1. Self-Aid – Stop the Bleeding, Start the Healing
In the wild, the first priority is self-aid: patching the wound, stopping the bleeding, stabilizing yourself physically and emotionally.
In life, when bad luck hits, self-aid means taking a moment to pause, breathe, and look after your mental and physical health. It’s acknowledging the pain without letting it control you. Instead of spiraling into “why me,” you treat the wound: rest, talk to a friend, or simply give yourself permission to reset.
Self-aid reminds us: you can’t push forward if you’re still bleeding from yesterday’s cut.
2. Knots – Connection Holds It All Together
Knots in bushcraft tie your gear, build your shelter, and keep you anchored.
In tough times, knots are the connections you make with people. It’s calling someone you trust, asking for advice, or simply leaning on community. Knots are also the commitments you tie to yourself—your values, your principles, your goals. When life feels like it’s unraveling, the knots you’ve tied hold it all together.
Don’t be afraid to reach out and retie old bonds. Connection is strength.
3. Shelter – Protect Your Space and Energy
In the wilderness, shelter shields you from wind, rain, and cold.

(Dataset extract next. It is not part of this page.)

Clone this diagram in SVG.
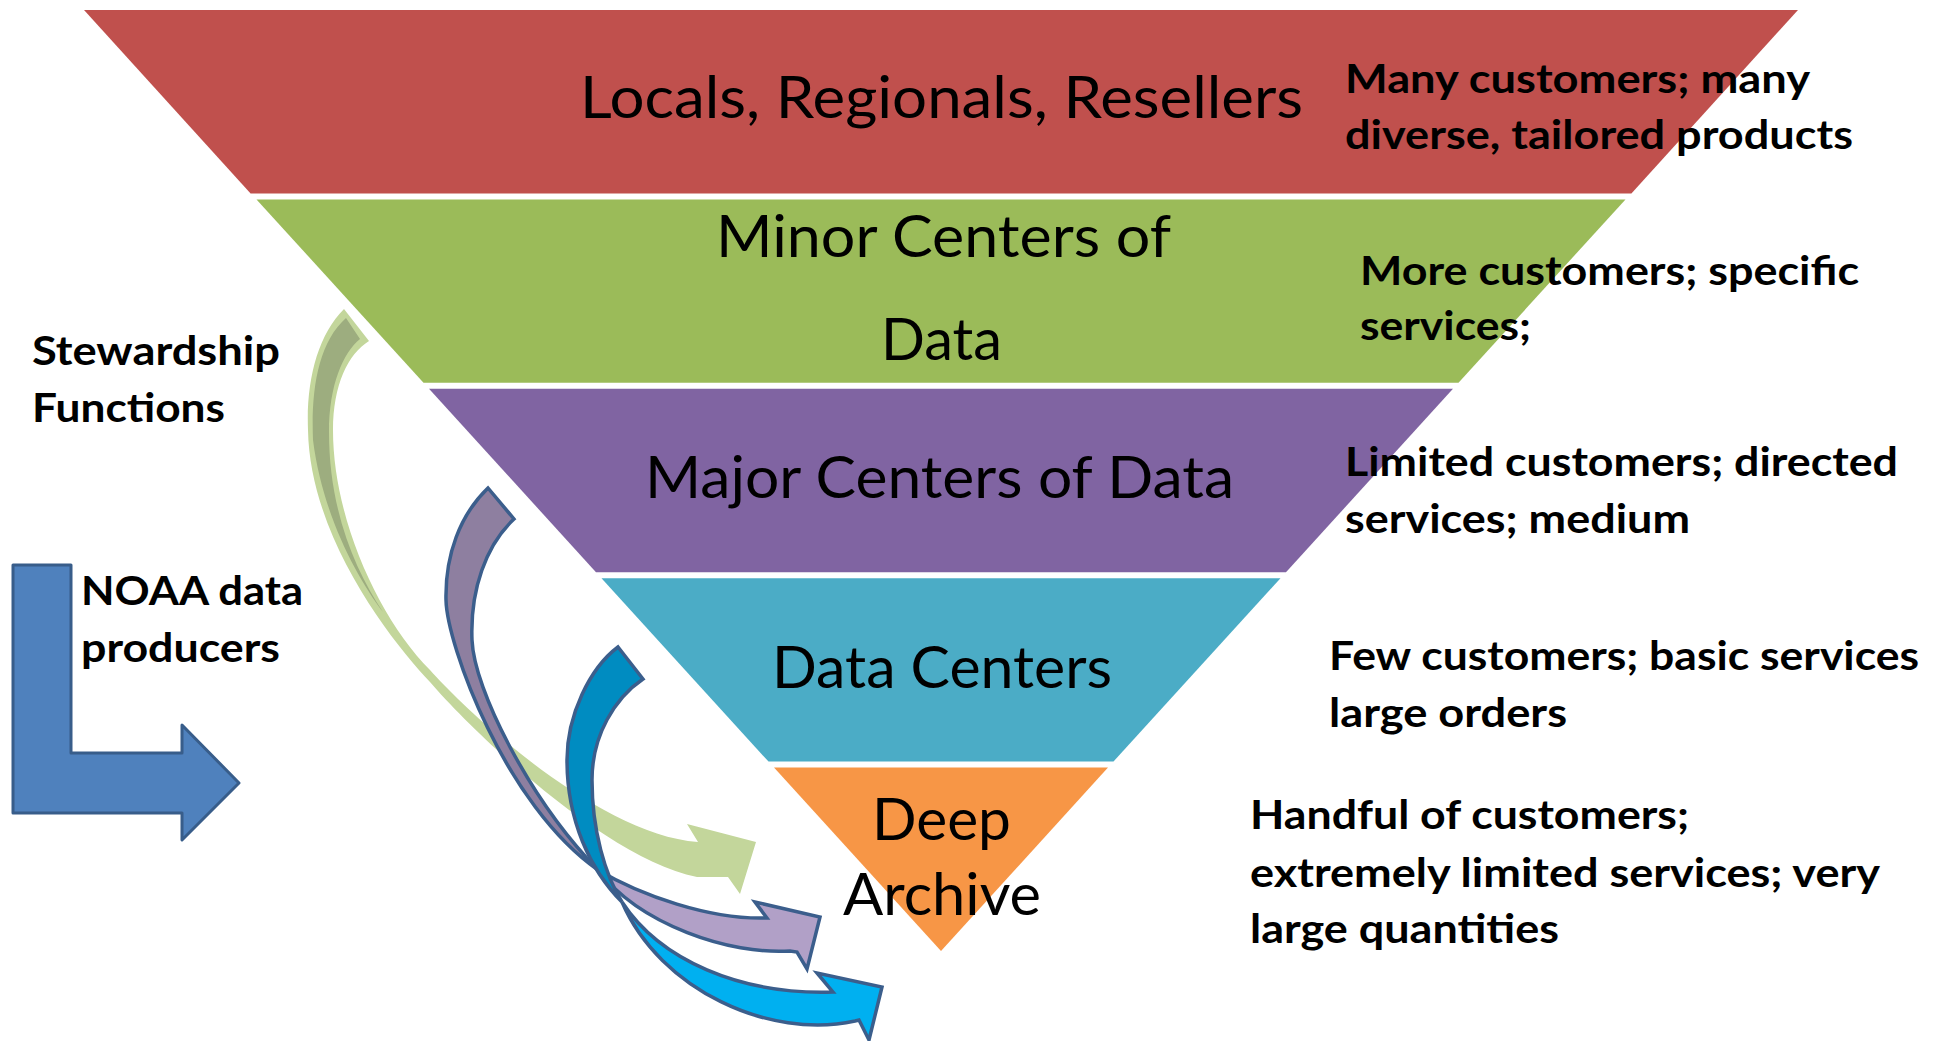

In life, shelter is the safe environment you create—your home, your boundaries, and the people who give you warmth. When everything goes wrong, it’s easy to let negativity storm through the cracks. But by choosing who and what you let into your mental shelter, you protect yourself from being beaten down further.
Shelter teaches us to ask: What and who truly protects me? Build around that.
4. Fire – Light, Warmth, and Transformation
Fire is life. It cooks your food, warms your body, and lights the dark. But fire doesn’t appear by magic—you must strike the spark, feed it carefully, and protect it from going out.
In life’s darkest times, fire is passion, action, and courage. It’s the energy to try again, to learn something new, or to throw yourself into a big change. When you feel stuck in endless bad luck, you don’t wait for fire to appear—you light it.
That small spark of action—making a bold decision, applying for a new role, starting the project you’ve been delaying—becomes the flame that pushes back the darkness.
5. Water – Renewal and Flow
Water is essential in survival, but you have to find it, filter it, and make it safe.
In life, water is renewal—allowing yourself to flow, adapt, and cleanse. Bad luck can make you rigid, bitter, and stagnant. But water reminds us that no season lasts forever. You move, you adapt, you let go of what poisons you, and you drink in what restores you.
Water whispers: keep moving forward, even if only a trickle.
You Are the Change You’ve Been Waiting For
When nothing seems to go right, it’s easy to hope for luck to change. But luck follows action. In bushcraft, sitting still guarantees nothing but hunger, cold, and thirst. In life, waiting for the curse to lift only keeps you trapped.
The truth is powerful: you are the change agent. The moment you act—tie new knots, build shelter, strike fire, seek water—you shift the story.
So when it feels like you can’t get a break, don’t just wait. Act. And act big. Take a step that scares you, that excites you, that breaks the cycle. Build your new reality, one bushcraft skill at a time.
Because survival isn’t about luck—it’s about what you do next.